If an 2d object with eyes (with depth perception ability) suppose(closer things appear a darker shade than farther away objects) since then it would percieve every thing in 1d
were to see a sphere
what it would see will be in a 2d world is a darkening of shade from the spheres surface till its diameter and then lightening of the shade back to its surface in 1d
WHEN THE SPHERE PASSES VERTICALLY DOWN INTO THE
plane of the 2d objects existance
Now similar to the 2d object
we 3d objects with 2d perception of depth (think about it)
if were to cross paths with a 4d object wouldnt we see a sphere (we can percieve spheres)

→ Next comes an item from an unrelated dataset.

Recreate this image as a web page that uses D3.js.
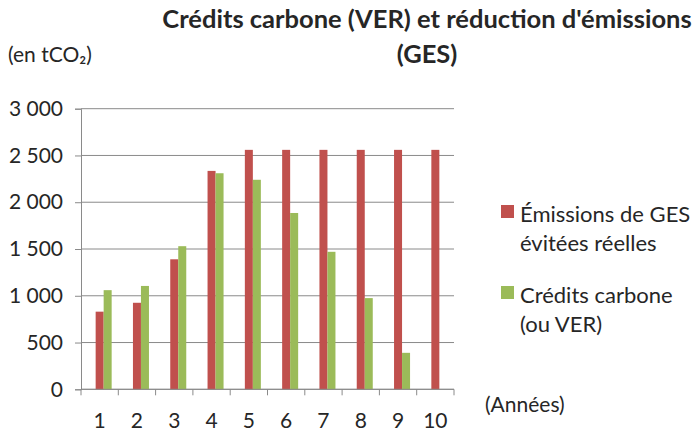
<!DOCTYPE html>
<html>
<head>
<meta charset="utf-8">
<script src="https://cdn.jsdelivr.net/npm/d3@7"></script>
<style>
  body { margin: 0; background: #fff; }
  text { font-family: Lato, "Open Sans", sans-serif; fill: #262626; }
</style>
</head>
<body>
<div id="container"></div>
<script>
/* DATA */
const years = ["1", "2", "3", "4", "5", "6", "7", "8", "9", "10"];
const emissionsEvitees = [830, 925, 1390, 2335, 2560, 2560, 2560, 2560, 2560, 2560];
const creditsCarbone = [1060, 1105, 1530, 2310, 2240, 1885, 1470, 975, 390, 0];
const yTicks = [0, 500, 1000, 1500, 2000, 2500, 3000];
const seriesNames = ["Émissions de GES|évitées réelles", "Crédits carbone|(ou VER)"];

/* CONSTANTS */
const width = 699, height = 432;
const margin = { top: 108.7, bottom: 432 - 389.3, left: 81, right: 699 - 454 };
const colors = ["#C0504D", "#9BBB59"];
const fontSize = 21;

const svg = d3.select("#container")
  .append("svg")
  .attr("width", width)
  .attr("height", height);

// SCALES
const x = d3.scaleBand()
  .domain(years)
  .range([margin.left, width - margin.right])
  .padding(0);

// three slots per year, first one is an empty series
const xInner = d3.scaleBand()
  .domain(["none", "ges", "ver"])
  .range([0, x.bandwidth()])
  .paddingInner(0)
  .paddingOuter(0.83);

const y = d3.scaleLinear()
  .domain([0, 3000])
  .range([height - margin.bottom, margin.top]);

// GRIDLINES
svg.append("g")
  .selectAll("line")
  .data(yTicks)
  .join("line")
  .attr("x1", margin.left)
  .attr("x2", width - margin.right)
  .attr("y1", d => y(d))
  .attr("y2", d => y(d))
  .attr("stroke", "#8a8a8a")
  .attr("stroke-width", 1);

// Y AXIS
const yAxis = svg.append("g")
  .attr("transform", `translate(${margin.left},0)`)
  .call(d3.axisLeft(y).tickValues(yTicks).tickSize(6).tickPadding(12)
    .tickFormat(d => d3.format(",")(d).replace(",", " ")));
yAxis.select(".domain").attr("stroke", "#8a8a8a");
yAxis.selectAll(".tick line").attr("stroke", "#8a8a8a");
yAxis.selectAll("text")
  .attr("font-size", fontSize)
  .attr("fill", "#262626")
  .style("font-family", "Lato, 'Open Sans', sans-serif");

// BARS
const data = years.map((yr, i) => ({ year: yr, ges: emissionsEvitees[i], ver: creditsCarbone[i] }));

const groups = svg.append("g")
  .selectAll("g")
  .data(data)
  .join("g")
  .attr("transform", d => `translate(${x(d.year)},0)`);

groups.selectAll("rect")
  .data(d => [
    { key: "ges", value: d.ges, color: colors[0] },
    { key: "ver", value: d.ver, color: colors[1] }
  ])
  .join("rect")
  .attr("x", d => xInner(d.key))
  .attr("width", xInner.bandwidth())
  .attr("y", d => y(d.value))
  .attr("height", d => y(0) - y(d.value))
  .attr("fill", d => d.color);

// X AXIS
const xAxisG = svg.append("g")
  .attr("transform", `translate(0,${y(0)})`);
xAxisG.append("line")
  .attr("x1", margin.left)
  .attr("x2", width - margin.right)
  .attr("stroke", "#8a8a8a");
const boundaries = years.map(d => x(d)).concat([x(years[years.length - 1]) + x.bandwidth()]);
xAxisG.selectAll("line.tick")
  .data(boundaries)
  .join("line")
  .attr("class", "tick")
  .attr("x1", d => d).attr("x2", d => d)
  .attr("y1", 0).attr("y2", 6)
  .attr("stroke", "#8a8a8a");
xAxisG.selectAll("text")
  .data(years)
  .join("text")
  .attr("x", d => x(d) + x.bandwidth() / 2)
  .attr("y", 39)
  .attr("text-anchor", "middle")
  .attr("font-size", fontSize)
  .text(d => d);

// TITLE
const title = svg.append("text")
  .attr("x", 427)
  .attr("y", 28)
  .attr("text-anchor", "middle")
  .attr("font-size", 25.5)
  .attr("font-weight", "bold");
title.append("tspan").attr("x", 427).text("Crédits carbone (VER) et réduction d'émissions");
title.append("tspan").attr("x", 427).attr("dy", 35).text("(GES)");

svg.append("text")
  .attr("x", 8)
  .attr("y", 62)
  .attr("font-size", fontSize)
  .text("(en tCO₂)");

svg.append("text")
  .attr("x", 485)
  .attr("y", 412)
  .attr("font-size", fontSize)
  .text("(Années)");

// LEGEND
const legend = svg.append("g")
  .selectAll("g")
  .data(seriesNames)
  .join("g")
  .attr("transform", (d, i) => `translate(501,${205 + i * 81})`);

legend.append("rect")
  .attr("width", 13)
  .attr("height", 13)
  .attr("fill", (d, i) => colors[i]);

legend.append("text")
  .attr("font-size", 22)
  .selectAll("tspan")
  .data(d => d.split("|"))
  .join("tspan")
  .attr("x", 19)
  .attr("y", (d, i) => 17 + i * 29)
  .text(d => d);
</script>
</body>
</html>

that would go from a point expand uniformly and then contract back to a point
a periodic process which involves time
at different instants if we freeze time we will ” see” different sizes of the sphere
This visualization of and 4d object is in accordance with axes
x , y, z and time (T)
as we can only percieve in 3d or 2d

20. Destiny says:

I can only define 3 spacial dimensions, but I believe we live in four-dimensional universe (the 4th dimension being time) made up of space-time. As a 3D being, we do not see in all 3 dimensions, because we can not see everything around us at once with one eye. As 3D beings, we can move in 3 dimensions, yet not the fourth one. A four dimensional being should be able to move in four dimensions and therefore time travel, while seeing in 3 dimensions. If four dimensional beings were to exist, we would live in a five dimensional universe. This is evident in other dimensions – a 1 dimensional shape (most likely a non-visible line as we see in 2 dimensions) must be part of a 2 dimensional shape, which must be part of a three dimensional shape and so on.